### Stated exercise
Exclude the pictures and retype the entries as written.

(Stored items)
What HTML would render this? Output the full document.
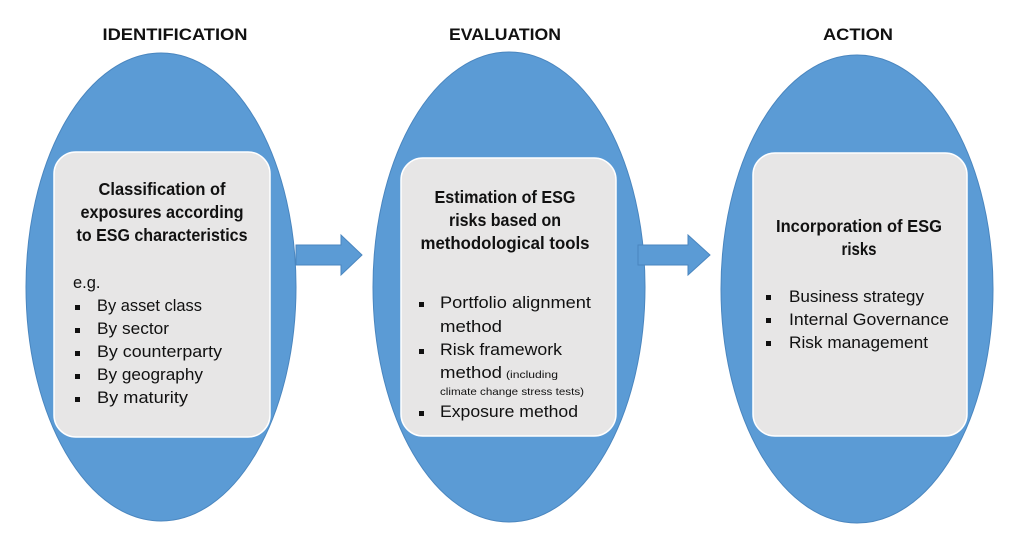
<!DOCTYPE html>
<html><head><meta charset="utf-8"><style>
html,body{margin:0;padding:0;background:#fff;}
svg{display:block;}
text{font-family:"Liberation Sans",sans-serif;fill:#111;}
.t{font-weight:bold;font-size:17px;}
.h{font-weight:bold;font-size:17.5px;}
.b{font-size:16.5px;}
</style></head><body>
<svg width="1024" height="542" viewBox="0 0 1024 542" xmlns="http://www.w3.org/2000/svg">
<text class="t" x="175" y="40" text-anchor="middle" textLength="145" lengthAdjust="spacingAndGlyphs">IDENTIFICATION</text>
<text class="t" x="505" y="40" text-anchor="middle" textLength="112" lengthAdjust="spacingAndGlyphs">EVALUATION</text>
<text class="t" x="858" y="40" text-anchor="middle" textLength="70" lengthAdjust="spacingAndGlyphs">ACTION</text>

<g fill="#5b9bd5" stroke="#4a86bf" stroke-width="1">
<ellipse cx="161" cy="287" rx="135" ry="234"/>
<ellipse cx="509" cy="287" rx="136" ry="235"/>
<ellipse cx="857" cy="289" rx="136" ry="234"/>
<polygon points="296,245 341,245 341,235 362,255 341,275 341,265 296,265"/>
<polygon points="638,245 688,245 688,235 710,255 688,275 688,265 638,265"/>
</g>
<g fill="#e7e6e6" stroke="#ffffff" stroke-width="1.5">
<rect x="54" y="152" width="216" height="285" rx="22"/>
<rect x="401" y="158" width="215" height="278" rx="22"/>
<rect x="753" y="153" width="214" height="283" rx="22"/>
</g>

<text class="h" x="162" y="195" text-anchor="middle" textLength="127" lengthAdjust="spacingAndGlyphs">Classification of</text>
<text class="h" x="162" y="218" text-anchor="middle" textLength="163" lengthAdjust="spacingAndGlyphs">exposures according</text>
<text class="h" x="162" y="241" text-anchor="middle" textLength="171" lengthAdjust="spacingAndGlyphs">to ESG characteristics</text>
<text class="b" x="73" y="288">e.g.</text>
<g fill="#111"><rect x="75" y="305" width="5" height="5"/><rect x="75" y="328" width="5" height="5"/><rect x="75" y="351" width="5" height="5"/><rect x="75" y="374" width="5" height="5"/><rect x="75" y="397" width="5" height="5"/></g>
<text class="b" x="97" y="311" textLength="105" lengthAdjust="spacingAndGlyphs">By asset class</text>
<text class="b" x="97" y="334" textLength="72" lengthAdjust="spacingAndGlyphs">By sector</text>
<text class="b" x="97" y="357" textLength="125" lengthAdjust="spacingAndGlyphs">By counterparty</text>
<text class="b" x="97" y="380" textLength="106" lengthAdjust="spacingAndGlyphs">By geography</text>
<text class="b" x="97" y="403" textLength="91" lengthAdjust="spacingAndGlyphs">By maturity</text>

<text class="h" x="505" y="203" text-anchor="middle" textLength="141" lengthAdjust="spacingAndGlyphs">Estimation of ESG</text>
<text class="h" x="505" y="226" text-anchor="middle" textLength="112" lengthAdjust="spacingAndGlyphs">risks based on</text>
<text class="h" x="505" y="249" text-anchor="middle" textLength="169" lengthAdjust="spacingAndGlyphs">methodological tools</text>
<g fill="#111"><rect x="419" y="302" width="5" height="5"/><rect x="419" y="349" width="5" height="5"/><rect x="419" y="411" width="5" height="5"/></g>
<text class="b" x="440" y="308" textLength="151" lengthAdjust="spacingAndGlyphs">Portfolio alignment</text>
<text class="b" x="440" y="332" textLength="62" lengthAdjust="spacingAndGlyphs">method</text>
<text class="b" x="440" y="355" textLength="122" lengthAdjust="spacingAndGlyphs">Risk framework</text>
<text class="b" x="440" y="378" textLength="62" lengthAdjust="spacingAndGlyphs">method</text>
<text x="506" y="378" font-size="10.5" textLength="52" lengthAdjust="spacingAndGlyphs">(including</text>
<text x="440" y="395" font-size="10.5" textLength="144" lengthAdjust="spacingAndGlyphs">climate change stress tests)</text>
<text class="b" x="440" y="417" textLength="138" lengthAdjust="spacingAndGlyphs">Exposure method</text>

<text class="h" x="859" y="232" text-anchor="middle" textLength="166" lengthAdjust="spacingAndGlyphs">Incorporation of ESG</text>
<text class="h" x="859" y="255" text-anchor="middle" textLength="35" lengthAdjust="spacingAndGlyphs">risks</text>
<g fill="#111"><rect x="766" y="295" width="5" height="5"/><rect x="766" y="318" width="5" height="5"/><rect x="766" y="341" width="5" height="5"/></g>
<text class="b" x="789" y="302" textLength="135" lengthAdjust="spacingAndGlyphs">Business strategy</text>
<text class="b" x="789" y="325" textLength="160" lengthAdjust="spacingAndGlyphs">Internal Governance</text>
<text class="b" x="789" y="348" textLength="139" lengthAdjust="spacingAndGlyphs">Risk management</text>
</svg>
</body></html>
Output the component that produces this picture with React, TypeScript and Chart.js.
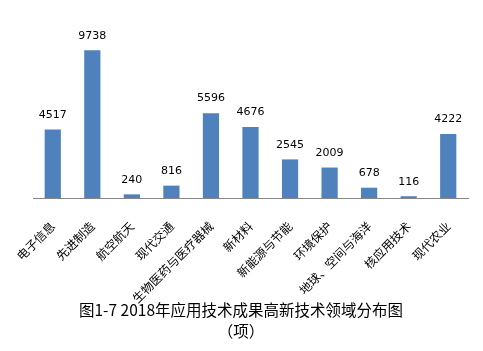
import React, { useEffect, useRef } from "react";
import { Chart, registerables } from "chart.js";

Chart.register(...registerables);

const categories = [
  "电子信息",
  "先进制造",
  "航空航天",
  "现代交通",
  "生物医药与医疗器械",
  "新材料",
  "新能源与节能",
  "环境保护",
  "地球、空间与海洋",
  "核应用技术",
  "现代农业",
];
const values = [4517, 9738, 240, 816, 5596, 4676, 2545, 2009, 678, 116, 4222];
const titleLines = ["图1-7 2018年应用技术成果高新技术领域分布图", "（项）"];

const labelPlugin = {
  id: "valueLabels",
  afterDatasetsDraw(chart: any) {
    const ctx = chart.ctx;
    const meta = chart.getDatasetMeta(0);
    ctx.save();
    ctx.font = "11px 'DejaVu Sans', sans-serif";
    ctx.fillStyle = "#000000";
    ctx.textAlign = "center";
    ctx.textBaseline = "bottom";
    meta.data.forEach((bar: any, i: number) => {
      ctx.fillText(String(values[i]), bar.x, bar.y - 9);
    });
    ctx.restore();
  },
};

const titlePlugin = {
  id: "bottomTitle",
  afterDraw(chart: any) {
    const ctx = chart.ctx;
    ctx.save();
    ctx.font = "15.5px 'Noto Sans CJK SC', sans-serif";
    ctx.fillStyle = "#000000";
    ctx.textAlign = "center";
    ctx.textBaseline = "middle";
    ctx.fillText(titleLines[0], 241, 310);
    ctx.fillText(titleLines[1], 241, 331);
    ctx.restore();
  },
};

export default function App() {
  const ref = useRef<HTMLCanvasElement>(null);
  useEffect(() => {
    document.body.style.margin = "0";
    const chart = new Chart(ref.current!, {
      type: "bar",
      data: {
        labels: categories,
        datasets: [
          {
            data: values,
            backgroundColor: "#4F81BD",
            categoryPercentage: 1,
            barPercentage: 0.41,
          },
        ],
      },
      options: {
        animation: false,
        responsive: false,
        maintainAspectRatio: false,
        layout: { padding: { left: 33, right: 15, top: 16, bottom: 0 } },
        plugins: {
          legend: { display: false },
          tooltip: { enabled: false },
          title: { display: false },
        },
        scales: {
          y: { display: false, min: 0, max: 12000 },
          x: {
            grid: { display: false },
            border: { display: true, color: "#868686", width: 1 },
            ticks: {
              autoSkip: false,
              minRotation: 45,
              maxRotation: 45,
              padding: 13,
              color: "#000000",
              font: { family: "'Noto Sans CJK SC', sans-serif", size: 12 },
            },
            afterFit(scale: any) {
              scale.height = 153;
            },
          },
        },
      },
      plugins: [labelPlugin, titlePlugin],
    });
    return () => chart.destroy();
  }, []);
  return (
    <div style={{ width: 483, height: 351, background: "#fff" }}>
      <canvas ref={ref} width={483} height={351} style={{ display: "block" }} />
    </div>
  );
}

### In response
What HTML would render this? Output the full document.
<!DOCTYPE html>
<html><head><meta charset="utf-8"><style>
html,body{margin:0;padding:0;background:#fff;}
svg{display:block;}
text{font-family:"Liberation Sans",sans-serif;fill:#111;}
.t{font-weight:bold;font-size:17px;}
.h{font-weight:bold;font-size:17.5px;}
.b{font-size:16.5px;}
</style></head><body>
<svg width="1024" height="542" viewBox="0 0 1024 542" xmlns="http://www.w3.org/2000/svg">
<text class="t" x="175" y="40" text-anchor="middle" textLength="145" lengthAdjust="spacingAndGlyphs">IDENTIFICATION</text>
<text class="t" x="505" y="40" text-anchor="middle" textLength="112" lengthAdjust="spacingAndGlyphs">EVALUATION</text>
<text class="t" x="858" y="40" text-anchor="middle" textLength="70" lengthAdjust="spacingAndGlyphs">ACTION</text>

<g fill="#5b9bd5" stroke="#4a86bf" stroke-width="1">
<ellipse cx="161" cy="287" rx="135" ry="234"/>
<ellipse cx="509" cy="287" rx="136" ry="235"/>
<ellipse cx="857" cy="289" rx="136" ry="234"/>
<polygon points="296,245 341,245 341,235 362,255 341,275 341,265 296,265"/>
<polygon points="638,245 688,245 688,235 710,255 688,275 688,265 638,265"/>
</g>
<g fill="#e7e6e6" stroke="#ffffff" stroke-width="1.5">
<rect x="54" y="152" width="216" height="285" rx="22"/>
<rect x="401" y="158" width="215" height="278" rx="22"/>
<rect x="753" y="153" width="214" height="283" rx="22"/>
</g>

<text class="h" x="162" y="195" text-anchor="middle" textLength="127" lengthAdjust="spacingAndGlyphs">Classification of</text>
<text class="h" x="162" y="218" text-anchor="middle" textLength="163" lengthAdjust="spacingAndGlyphs">exposures according</text>
<text class="h" x="162" y="241" text-anchor="middle" textLength="171" lengthAdjust="spacingAndGlyphs">to ESG characteristics</text>
<text class="b" x="73" y="288">e.g.</text>
<g fill="#111"><rect x="75" y="305" width="5" height="5"/><rect x="75" y="328" width="5" height="5"/><rect x="75" y="351" width="5" height="5"/><rect x="75" y="374" width="5" height="5"/><rect x="75" y="397" width="5" height="5"/></g>
<text class="b" x="97" y="311" textLength="105" lengthAdjust="spacingAndGlyphs">By asset class</text>
<text class="b" x="97" y="334" textLength="72" lengthAdjust="spacingAndGlyphs">By sector</text>
<text class="b" x="97" y="357" textLength="125" lengthAdjust="spacingAndGlyphs">By counterparty</text>
<text class="b" x="97" y="380" textLength="106" lengthAdjust="spacingAndGlyphs">By geography</text>
<text class="b" x="97" y="403" textLength="91" lengthAdjust="spacingAndGlyphs">By maturity</text>

<text class="h" x="505" y="203" text-anchor="middle" textLength="141" lengthAdjust="spacingAndGlyphs">Estimation of ESG</text>
<text class="h" x="505" y="226" text-anchor="middle" textLength="112" lengthAdjust="spacingAndGlyphs">risks based on</text>
<text class="h" x="505" y="249" text-anchor="middle" textLength="169" lengthAdjust="spacingAndGlyphs">methodological tools</text>
<g fill="#111"><rect x="419" y="302" width="5" height="5"/><rect x="419" y="349" width="5" height="5"/><rect x="419" y="411" width="5" height="5"/></g>
<text class="b" x="440" y="308" textLength="151" lengthAdjust="spacingAndGlyphs">Portfolio alignment</text>
<text class="b" x="440" y="332" textLength="62" lengthAdjust="spacingAndGlyphs">method</text>
<text class="b" x="440" y="355" textLength="122" lengthAdjust="spacingAndGlyphs">Risk framework</text>
<text class="b" x="440" y="378" textLength="62" lengthAdjust="spacingAndGlyphs">method</text>
<text x="506" y="378" font-size="10.5" textLength="52" lengthAdjust="spacingAndGlyphs">(including</text>
<text x="440" y="395" font-size="10.5" textLength="144" lengthAdjust="spacingAndGlyphs">climate change stress tests)</text>
<text class="b" x="440" y="417" textLength="138" lengthAdjust="spacingAndGlyphs">Exposure method</text>

<text class="h" x="859" y="232" text-anchor="middle" textLength="166" lengthAdjust="spacingAndGlyphs">Incorporation of ESG</text>
<text class="h" x="859" y="255" text-anchor="middle" textLength="35" lengthAdjust="spacingAndGlyphs">risks</text>
<g fill="#111"><rect x="766" y="295" width="5" height="5"/><rect x="766" y="318" width="5" height="5"/><rect x="766" y="341" width="5" height="5"/></g>
<text class="b" x="789" y="302" textLength="135" lengthAdjust="spacingAndGlyphs">Business strategy</text>
<text class="b" x="789" y="325" textLength="160" lengthAdjust="spacingAndGlyphs">Internal Governance</text>
<text class="b" x="789" y="348" textLength="139" lengthAdjust="spacingAndGlyphs">Risk management</text>
</svg>
</body></html>
Output the component that produces this picture with React, TypeScript and Chart.js.
import React, { useEffect, useRef } from "react";
import { Chart, registerables } from "chart.js";

Chart.register(...registerables);

const categories = [
  "电子信息",
  "先进制造",
  "航空航天",
  "现代交通",
  "生物医药与医疗器械",
  "新材料",
  "新能源与节能",
  "环境保护",
  "地球、空间与海洋",
  "核应用技术",
  "现代农业",
];
const values = [4517, 9738, 240, 816, 5596, 4676, 2545, 2009, 678, 116, 4222];
const titleLines = ["图1-7 2018年应用技术成果高新技术领域分布图", "（项）"];

const labelPlugin = {
  id: "valueLabels",
  afterDatasetsDraw(chart: any) {
    const ctx = chart.ctx;
    const meta = chart.getDatasetMeta(0);
    ctx.save();
    ctx.font = "11px 'DejaVu Sans', sans-serif";
    ctx.fillStyle = "#000000";
    ctx.textAlign = "center";
    ctx.textBaseline = "bottom";
    meta.data.forEach((bar: any, i: number) => {
      ctx.fillText(String(values[i]), bar.x, bar.y - 9);
    });
    ctx.restore();
  },
};

const titlePlugin = {
  id: "bottomTitle",
  afterDraw(chart: any) {
    const ctx = chart.ctx;
    ctx.save();
    ctx.font = "15.5px 'Noto Sans CJK SC', sans-serif";
    ctx.fillStyle = "#000000";
    ctx.textAlign = "center";
    ctx.textBaseline = "middle";
    ctx.fillText(titleLines[0], 241, 310);
    ctx.fillText(titleLines[1], 241, 331);
    ctx.restore();
  },
};

export default function App() {
  const ref = useRef<HTMLCanvasElement>(null);
  useEffect(() => {
    document.body.style.margin = "0";
    const chart = new Chart(ref.current!, {
      type: "bar",
      data: {
        labels: categories,
        datasets: [
          {
            data: values,
            backgroundColor: "#4F81BD",
            categoryPercentage: 1,
            barPercentage: 0.41,
          },
        ],
      },
      options: {
        animation: false,
        responsive: false,
        maintainAspectRatio: false,
        layout: { padding: { left: 33, right: 15, top: 16, bottom: 0 } },
        plugins: {
          legend: { display: false },
          tooltip: { enabled: false },
          title: { display: false },
        },
        scales: {
          y: { display: false, min: 0, max: 12000 },
          x: {
            grid: { display: false },
            border: { display: true, color: "#868686", width: 1 },
            ticks: {
              autoSkip: false,
              minRotation: 45,
              maxRotation: 45,
              padding: 13,
              color: "#000000",
              font: { family: "'Noto Sans CJK SC', sans-serif", size: 12 },
            },
            afterFit(scale: any) {
              scale.height = 153;
            },
          },
        },
      },
      plugins: [labelPlugin, titlePlugin],
    });
    return () => chart.destroy();
  }, []);
  return (
    <div style={{ width: 483, height: 351, background: "#fff" }}>
      <canvas ref={ref} width={483} height={351} style={{ display: "block" }} />
    </div>
  );
}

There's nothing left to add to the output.